#### Data shown
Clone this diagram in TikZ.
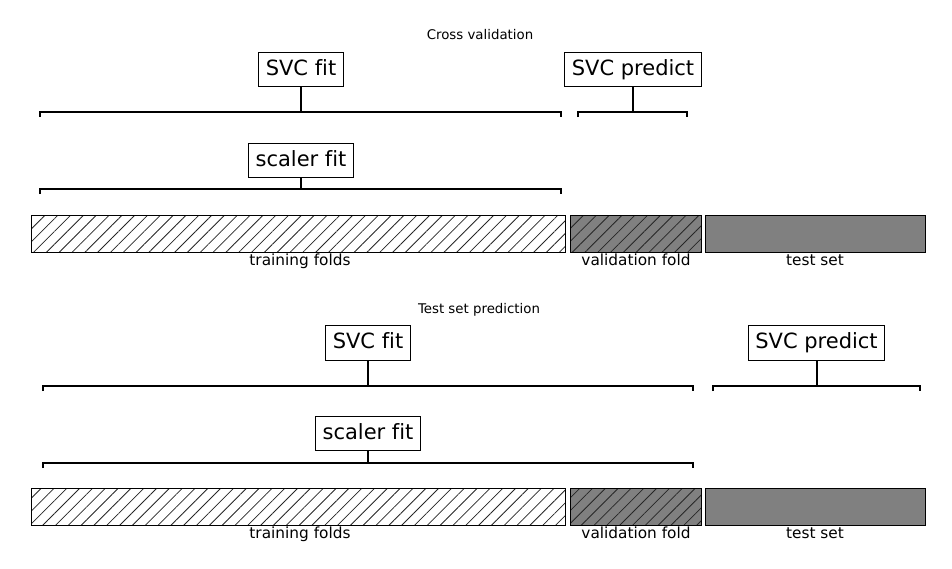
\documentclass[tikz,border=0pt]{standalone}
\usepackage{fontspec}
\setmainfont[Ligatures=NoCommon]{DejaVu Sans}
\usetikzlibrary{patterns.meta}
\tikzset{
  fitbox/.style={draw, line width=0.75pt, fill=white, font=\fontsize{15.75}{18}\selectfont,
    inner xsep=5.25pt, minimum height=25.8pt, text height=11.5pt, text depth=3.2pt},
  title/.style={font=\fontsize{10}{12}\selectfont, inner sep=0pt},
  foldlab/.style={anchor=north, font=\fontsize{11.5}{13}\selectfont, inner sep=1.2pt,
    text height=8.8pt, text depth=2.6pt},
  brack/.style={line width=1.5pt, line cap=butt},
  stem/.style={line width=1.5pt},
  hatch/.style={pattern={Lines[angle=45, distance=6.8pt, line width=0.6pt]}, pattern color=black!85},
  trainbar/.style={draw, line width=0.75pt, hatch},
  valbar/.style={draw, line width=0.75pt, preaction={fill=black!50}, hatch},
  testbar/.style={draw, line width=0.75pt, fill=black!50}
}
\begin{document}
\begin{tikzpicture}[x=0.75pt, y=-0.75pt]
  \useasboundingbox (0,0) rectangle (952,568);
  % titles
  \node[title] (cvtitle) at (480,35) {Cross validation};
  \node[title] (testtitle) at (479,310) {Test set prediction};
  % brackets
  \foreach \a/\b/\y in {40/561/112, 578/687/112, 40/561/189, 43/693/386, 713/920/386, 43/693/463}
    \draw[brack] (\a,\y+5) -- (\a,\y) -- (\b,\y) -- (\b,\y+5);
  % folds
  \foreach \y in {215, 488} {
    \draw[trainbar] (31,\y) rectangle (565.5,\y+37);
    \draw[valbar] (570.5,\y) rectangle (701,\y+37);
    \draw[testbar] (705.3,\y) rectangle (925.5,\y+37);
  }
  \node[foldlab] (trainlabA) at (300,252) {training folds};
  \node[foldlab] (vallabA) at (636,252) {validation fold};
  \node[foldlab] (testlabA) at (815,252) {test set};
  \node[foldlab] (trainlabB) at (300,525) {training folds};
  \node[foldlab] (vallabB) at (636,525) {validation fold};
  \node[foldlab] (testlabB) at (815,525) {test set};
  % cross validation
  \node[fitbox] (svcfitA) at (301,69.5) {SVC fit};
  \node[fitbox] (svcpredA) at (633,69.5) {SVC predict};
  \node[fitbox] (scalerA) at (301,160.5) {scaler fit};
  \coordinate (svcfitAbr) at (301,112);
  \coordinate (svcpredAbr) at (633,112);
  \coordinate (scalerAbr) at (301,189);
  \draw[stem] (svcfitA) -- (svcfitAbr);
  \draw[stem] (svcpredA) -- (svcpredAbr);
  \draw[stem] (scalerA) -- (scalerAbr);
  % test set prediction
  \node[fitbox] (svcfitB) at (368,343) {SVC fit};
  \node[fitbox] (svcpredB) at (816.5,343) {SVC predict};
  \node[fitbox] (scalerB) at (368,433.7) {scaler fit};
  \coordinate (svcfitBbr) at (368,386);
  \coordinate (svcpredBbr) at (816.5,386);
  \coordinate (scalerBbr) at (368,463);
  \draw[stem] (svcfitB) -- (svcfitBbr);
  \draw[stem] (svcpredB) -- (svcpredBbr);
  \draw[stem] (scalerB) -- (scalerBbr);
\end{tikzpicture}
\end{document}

...

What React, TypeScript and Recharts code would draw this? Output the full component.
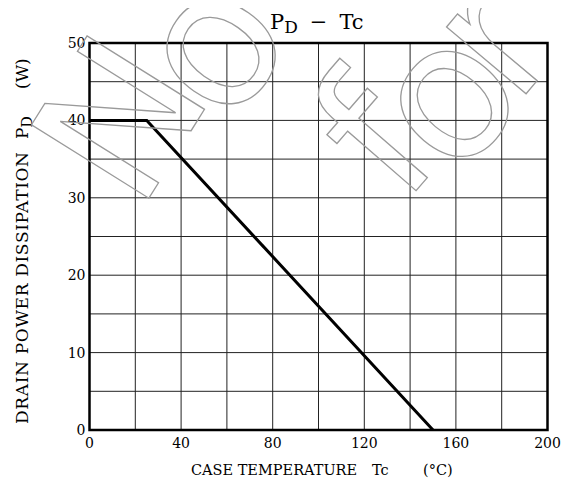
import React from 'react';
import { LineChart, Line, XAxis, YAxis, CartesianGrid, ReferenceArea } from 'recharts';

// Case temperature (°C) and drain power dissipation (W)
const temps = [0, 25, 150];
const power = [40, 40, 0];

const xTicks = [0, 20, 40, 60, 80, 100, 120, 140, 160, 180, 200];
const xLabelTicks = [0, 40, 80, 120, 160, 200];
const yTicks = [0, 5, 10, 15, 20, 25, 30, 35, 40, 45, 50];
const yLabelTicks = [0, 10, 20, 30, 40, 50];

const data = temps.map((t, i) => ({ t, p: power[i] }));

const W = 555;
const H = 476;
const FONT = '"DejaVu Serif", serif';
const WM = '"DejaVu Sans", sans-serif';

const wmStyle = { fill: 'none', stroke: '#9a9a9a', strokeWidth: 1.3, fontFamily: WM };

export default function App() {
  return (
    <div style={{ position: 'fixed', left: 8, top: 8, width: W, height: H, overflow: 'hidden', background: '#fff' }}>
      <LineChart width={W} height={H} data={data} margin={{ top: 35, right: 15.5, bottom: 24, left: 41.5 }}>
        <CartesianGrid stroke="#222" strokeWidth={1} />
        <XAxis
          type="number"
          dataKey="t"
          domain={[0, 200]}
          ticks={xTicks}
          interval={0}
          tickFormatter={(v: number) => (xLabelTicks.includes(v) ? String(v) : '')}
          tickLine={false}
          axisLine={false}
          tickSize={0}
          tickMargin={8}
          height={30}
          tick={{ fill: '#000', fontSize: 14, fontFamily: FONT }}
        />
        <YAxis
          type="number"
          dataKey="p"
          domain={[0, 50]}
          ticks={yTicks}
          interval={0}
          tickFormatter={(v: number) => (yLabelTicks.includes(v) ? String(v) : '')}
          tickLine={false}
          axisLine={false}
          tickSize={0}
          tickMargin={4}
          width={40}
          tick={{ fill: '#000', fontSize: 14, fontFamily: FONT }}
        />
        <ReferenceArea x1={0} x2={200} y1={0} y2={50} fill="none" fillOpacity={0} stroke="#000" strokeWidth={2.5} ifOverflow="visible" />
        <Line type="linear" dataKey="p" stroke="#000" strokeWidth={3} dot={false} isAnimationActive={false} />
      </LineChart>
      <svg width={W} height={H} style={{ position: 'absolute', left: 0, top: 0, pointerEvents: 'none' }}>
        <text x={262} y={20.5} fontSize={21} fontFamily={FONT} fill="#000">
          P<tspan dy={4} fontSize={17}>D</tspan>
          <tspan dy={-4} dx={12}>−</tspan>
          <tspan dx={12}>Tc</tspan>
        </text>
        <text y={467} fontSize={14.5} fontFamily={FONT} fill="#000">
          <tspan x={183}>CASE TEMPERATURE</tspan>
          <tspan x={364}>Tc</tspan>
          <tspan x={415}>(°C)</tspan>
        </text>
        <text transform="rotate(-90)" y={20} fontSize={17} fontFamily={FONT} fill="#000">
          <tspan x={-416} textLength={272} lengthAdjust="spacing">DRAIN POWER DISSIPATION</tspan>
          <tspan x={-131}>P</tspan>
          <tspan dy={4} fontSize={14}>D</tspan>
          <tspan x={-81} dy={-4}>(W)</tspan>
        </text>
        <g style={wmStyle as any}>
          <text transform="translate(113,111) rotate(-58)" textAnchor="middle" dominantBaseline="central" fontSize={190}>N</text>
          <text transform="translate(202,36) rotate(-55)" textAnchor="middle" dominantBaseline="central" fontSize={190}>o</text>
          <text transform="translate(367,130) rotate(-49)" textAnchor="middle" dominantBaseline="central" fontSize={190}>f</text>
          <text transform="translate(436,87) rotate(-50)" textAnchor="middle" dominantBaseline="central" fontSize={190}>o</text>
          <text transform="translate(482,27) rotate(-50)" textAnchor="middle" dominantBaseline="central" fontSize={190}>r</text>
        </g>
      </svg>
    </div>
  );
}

#### What is being asked
Above are some records. Output exactly the lines from the one that contains "What React, TypeScript" to the one that contains "1.3, fontFamily: WM", keeping both, and omit the pictures.

#### Complete answer
What React, TypeScript and Recharts code would draw this? Output the full component.
import React from 'react';
import { LineChart, Line, XAxis, YAxis, CartesianGrid, ReferenceArea } from 'recharts';

// Case temperature (°C) and drain power dissipation (W)
const temps = [0, 25, 150];
const power = [40, 40, 0];

const xTicks = [0, 20, 40, 60, 80, 100, 120, 140, 160, 180, 200];
const xLabelTicks = [0, 40, 80, 120, 160, 200];
const yTicks = [0, 5, 10, 15, 20, 25, 30, 35, 40, 45, 50];
const yLabelTicks = [0, 10, 20, 30, 40, 50];

const data = temps.map((t, i) => ({ t, p: power[i] }));

const W = 555;
const H = 476;
const FONT = '"DejaVu Serif", serif';
const WM = '"DejaVu Sans", sans-serif';

const wmStyle = { fill: 'none', stroke: '#9a9a9a', strokeWidth: 1.3, fontFamily: WM };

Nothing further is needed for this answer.